* **Extracted information**:
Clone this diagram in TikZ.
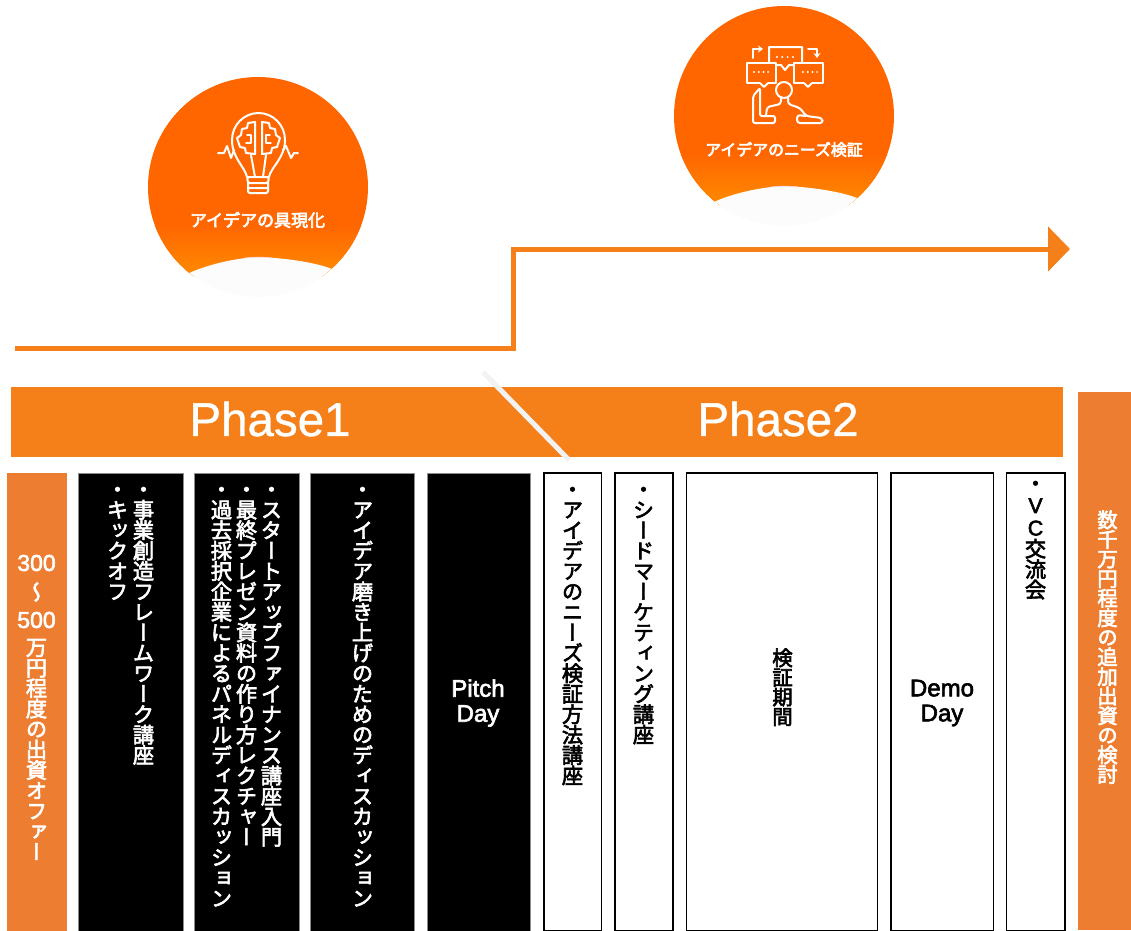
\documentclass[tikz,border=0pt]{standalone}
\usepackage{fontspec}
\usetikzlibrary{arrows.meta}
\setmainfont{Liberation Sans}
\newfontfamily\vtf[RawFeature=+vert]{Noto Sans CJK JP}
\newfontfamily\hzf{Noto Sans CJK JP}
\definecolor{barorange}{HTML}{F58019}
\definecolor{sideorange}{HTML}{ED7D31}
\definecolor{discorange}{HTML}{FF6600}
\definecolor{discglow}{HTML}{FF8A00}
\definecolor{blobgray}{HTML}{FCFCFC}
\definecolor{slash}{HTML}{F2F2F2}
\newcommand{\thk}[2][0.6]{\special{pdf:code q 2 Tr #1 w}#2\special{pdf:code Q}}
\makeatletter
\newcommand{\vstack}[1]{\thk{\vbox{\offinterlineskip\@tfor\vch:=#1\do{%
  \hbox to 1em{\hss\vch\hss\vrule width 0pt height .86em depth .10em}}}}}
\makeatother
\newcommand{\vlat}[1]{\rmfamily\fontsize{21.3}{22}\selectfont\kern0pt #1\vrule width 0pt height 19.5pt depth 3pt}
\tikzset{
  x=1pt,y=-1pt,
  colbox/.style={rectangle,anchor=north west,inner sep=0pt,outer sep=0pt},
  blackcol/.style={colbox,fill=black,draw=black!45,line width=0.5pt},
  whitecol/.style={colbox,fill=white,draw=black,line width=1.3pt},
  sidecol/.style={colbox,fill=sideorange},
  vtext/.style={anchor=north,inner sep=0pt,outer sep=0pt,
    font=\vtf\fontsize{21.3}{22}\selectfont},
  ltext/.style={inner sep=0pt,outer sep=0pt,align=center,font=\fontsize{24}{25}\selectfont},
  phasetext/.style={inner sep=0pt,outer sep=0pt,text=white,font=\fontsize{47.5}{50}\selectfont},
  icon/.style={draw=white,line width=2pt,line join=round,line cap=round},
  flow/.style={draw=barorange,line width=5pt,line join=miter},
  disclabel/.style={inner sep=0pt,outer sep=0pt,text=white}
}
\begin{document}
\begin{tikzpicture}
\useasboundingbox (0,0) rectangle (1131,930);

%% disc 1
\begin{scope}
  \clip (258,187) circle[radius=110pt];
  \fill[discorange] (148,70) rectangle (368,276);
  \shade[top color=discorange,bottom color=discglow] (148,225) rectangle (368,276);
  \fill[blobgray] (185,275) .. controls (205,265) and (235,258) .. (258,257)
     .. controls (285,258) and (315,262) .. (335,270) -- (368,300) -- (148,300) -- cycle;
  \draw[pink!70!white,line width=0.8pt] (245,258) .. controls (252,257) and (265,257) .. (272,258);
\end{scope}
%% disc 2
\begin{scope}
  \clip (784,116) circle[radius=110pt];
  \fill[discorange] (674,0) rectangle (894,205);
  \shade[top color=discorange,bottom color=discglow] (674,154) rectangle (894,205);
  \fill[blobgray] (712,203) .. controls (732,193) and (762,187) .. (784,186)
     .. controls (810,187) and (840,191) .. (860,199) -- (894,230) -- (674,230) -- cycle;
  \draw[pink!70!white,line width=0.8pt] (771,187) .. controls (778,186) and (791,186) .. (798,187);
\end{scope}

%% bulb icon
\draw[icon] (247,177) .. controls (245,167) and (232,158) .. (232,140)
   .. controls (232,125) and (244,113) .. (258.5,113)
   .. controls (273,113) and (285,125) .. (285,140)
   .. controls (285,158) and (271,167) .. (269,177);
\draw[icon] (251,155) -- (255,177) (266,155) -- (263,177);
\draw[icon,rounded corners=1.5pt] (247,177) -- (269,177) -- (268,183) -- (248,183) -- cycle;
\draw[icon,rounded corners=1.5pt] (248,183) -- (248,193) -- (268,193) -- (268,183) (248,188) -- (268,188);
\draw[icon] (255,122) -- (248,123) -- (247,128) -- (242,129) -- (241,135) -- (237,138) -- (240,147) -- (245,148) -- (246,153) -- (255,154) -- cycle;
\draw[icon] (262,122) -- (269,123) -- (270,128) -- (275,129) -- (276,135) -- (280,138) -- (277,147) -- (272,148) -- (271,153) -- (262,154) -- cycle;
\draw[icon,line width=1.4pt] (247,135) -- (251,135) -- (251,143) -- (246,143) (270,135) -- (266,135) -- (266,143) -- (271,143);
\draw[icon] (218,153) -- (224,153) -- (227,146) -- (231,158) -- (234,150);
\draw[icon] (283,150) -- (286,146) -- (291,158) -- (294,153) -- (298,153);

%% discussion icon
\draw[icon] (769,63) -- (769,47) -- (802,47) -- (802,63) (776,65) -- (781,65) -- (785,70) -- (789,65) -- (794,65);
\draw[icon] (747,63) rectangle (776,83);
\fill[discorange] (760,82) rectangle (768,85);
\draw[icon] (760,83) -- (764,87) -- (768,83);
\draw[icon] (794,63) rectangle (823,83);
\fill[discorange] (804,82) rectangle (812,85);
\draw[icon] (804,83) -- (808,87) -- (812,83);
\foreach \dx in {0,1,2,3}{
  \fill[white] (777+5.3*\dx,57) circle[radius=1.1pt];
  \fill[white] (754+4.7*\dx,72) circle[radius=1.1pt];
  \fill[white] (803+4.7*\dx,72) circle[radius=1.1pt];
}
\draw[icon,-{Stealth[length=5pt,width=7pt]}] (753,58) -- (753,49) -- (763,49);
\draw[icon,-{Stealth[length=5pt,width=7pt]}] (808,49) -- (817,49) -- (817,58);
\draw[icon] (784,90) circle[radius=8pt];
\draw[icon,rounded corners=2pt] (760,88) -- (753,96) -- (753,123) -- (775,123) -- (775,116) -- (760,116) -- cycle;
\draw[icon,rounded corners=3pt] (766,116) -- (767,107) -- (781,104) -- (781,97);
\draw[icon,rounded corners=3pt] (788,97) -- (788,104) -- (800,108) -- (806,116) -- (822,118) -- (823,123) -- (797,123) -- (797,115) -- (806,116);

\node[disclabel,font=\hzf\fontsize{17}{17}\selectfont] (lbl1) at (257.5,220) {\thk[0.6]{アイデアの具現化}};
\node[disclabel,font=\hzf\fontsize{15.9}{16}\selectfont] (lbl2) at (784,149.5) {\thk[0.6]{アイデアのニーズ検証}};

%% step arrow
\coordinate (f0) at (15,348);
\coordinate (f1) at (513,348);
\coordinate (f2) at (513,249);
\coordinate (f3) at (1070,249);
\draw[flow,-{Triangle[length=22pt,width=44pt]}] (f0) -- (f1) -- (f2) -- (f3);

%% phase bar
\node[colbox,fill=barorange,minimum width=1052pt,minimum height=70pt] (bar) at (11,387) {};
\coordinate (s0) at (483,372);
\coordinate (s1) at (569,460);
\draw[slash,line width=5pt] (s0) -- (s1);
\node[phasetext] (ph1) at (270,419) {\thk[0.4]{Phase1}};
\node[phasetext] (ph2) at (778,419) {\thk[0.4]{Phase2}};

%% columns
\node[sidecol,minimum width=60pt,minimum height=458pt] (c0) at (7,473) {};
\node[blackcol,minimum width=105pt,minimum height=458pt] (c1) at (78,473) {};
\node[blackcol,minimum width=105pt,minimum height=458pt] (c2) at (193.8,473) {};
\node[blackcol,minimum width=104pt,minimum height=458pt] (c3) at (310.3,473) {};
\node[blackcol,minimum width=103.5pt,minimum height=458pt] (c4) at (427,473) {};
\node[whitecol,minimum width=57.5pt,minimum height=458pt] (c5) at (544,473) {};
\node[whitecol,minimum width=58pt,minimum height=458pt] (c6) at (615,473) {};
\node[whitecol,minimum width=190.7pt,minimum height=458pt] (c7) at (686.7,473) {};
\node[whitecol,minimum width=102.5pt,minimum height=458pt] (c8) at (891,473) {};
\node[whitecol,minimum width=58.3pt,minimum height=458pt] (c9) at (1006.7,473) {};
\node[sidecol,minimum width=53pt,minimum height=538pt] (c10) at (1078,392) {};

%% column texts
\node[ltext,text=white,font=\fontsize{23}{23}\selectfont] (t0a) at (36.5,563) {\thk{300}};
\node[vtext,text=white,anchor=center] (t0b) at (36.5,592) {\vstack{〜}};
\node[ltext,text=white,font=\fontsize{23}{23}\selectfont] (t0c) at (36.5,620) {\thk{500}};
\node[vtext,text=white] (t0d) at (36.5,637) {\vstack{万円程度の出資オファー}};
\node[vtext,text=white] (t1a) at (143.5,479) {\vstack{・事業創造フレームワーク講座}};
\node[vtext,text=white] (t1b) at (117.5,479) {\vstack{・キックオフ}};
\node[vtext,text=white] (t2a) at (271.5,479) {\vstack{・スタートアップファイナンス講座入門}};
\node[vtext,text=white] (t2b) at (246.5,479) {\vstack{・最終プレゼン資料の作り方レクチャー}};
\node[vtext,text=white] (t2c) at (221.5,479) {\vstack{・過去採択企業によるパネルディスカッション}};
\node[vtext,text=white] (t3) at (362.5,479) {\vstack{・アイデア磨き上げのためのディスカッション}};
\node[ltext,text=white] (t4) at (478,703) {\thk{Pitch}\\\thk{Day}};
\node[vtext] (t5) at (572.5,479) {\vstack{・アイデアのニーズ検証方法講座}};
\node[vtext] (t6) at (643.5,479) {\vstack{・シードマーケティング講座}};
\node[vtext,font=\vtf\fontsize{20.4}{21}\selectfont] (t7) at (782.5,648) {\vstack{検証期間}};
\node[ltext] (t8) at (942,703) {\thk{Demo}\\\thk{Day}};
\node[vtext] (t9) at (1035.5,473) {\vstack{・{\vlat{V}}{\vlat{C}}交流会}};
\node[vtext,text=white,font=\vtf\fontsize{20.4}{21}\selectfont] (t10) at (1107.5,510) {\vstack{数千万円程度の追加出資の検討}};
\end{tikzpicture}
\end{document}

==

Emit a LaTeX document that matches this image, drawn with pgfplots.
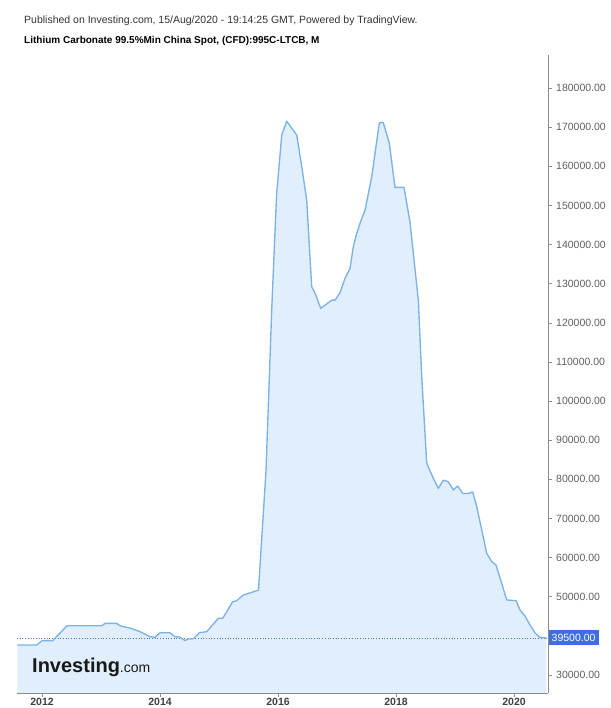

==

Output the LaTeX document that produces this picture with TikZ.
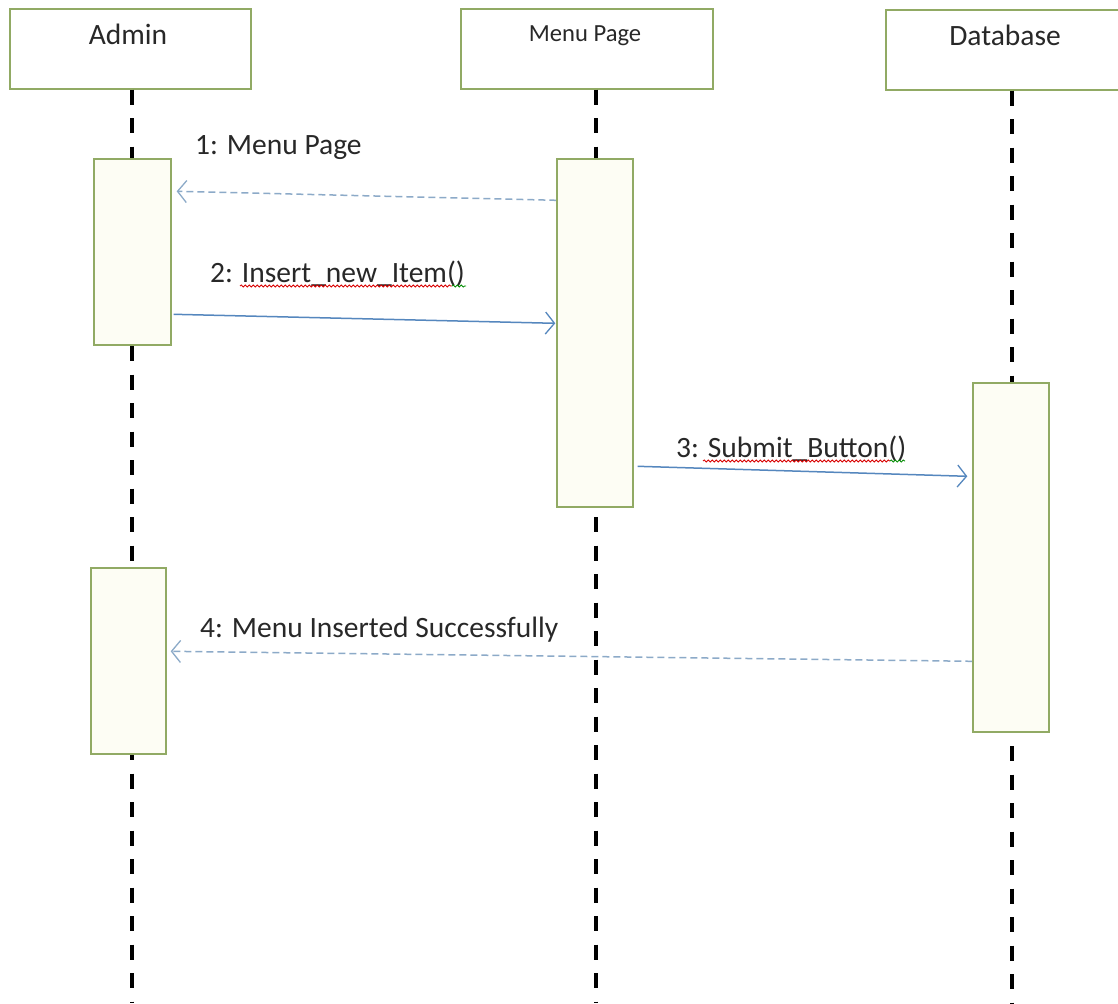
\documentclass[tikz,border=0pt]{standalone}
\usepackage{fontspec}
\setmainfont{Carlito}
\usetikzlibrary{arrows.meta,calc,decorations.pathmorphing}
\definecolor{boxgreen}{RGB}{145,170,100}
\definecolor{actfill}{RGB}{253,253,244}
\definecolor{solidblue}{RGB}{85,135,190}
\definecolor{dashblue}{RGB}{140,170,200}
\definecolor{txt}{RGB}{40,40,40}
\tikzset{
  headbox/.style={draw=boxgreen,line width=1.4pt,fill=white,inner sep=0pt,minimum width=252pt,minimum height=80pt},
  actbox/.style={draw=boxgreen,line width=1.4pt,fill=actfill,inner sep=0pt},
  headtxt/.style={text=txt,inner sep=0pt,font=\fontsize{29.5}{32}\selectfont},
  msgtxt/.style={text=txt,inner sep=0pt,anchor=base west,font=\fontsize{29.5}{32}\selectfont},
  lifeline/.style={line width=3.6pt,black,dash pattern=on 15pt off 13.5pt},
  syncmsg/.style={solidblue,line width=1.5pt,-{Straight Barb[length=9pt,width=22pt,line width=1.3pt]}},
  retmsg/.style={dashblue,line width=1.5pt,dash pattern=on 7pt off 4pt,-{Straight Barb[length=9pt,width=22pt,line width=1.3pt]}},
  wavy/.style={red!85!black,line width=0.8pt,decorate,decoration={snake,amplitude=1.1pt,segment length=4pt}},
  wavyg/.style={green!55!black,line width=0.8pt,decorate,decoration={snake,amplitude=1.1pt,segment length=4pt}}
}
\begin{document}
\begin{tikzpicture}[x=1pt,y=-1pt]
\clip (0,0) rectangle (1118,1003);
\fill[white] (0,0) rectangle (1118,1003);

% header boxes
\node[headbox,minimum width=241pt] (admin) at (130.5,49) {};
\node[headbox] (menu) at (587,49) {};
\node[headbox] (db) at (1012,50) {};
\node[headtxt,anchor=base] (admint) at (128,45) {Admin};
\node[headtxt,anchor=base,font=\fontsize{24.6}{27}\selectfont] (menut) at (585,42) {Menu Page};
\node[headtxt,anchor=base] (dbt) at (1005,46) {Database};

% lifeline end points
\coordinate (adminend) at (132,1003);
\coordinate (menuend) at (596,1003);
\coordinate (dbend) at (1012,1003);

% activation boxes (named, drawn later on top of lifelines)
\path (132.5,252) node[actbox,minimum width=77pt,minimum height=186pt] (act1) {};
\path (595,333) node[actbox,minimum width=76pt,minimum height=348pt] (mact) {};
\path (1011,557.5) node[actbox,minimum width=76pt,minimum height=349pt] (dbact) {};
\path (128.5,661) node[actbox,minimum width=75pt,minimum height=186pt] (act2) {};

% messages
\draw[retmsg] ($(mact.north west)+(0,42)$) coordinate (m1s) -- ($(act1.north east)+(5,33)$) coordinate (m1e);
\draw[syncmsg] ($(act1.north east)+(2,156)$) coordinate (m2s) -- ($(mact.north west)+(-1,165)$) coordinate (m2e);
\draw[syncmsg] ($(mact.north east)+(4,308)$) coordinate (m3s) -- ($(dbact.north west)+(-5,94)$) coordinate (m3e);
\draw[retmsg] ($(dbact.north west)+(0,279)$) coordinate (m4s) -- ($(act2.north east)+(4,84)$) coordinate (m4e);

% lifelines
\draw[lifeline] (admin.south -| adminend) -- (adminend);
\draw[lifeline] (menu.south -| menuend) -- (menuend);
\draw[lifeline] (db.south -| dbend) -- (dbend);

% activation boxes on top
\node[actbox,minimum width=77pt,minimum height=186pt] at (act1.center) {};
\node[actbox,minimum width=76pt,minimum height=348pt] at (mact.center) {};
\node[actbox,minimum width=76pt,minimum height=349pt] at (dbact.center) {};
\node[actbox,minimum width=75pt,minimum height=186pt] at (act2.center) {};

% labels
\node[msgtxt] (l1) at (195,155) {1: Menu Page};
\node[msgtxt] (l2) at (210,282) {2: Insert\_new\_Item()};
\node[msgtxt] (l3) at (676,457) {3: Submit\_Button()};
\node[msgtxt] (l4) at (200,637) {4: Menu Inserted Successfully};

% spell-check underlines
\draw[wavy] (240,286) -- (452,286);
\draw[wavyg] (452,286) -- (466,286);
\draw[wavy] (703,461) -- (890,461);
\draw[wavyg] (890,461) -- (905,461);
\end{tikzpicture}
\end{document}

* **Exercise details**: Go through the records above, find every line with the word "LaTeX", and list those lines.

* **Exercise answer**:
Emit a LaTeX document that matches this image, drawn with pgfplots.
Output the LaTeX document that produces this picture with TikZ.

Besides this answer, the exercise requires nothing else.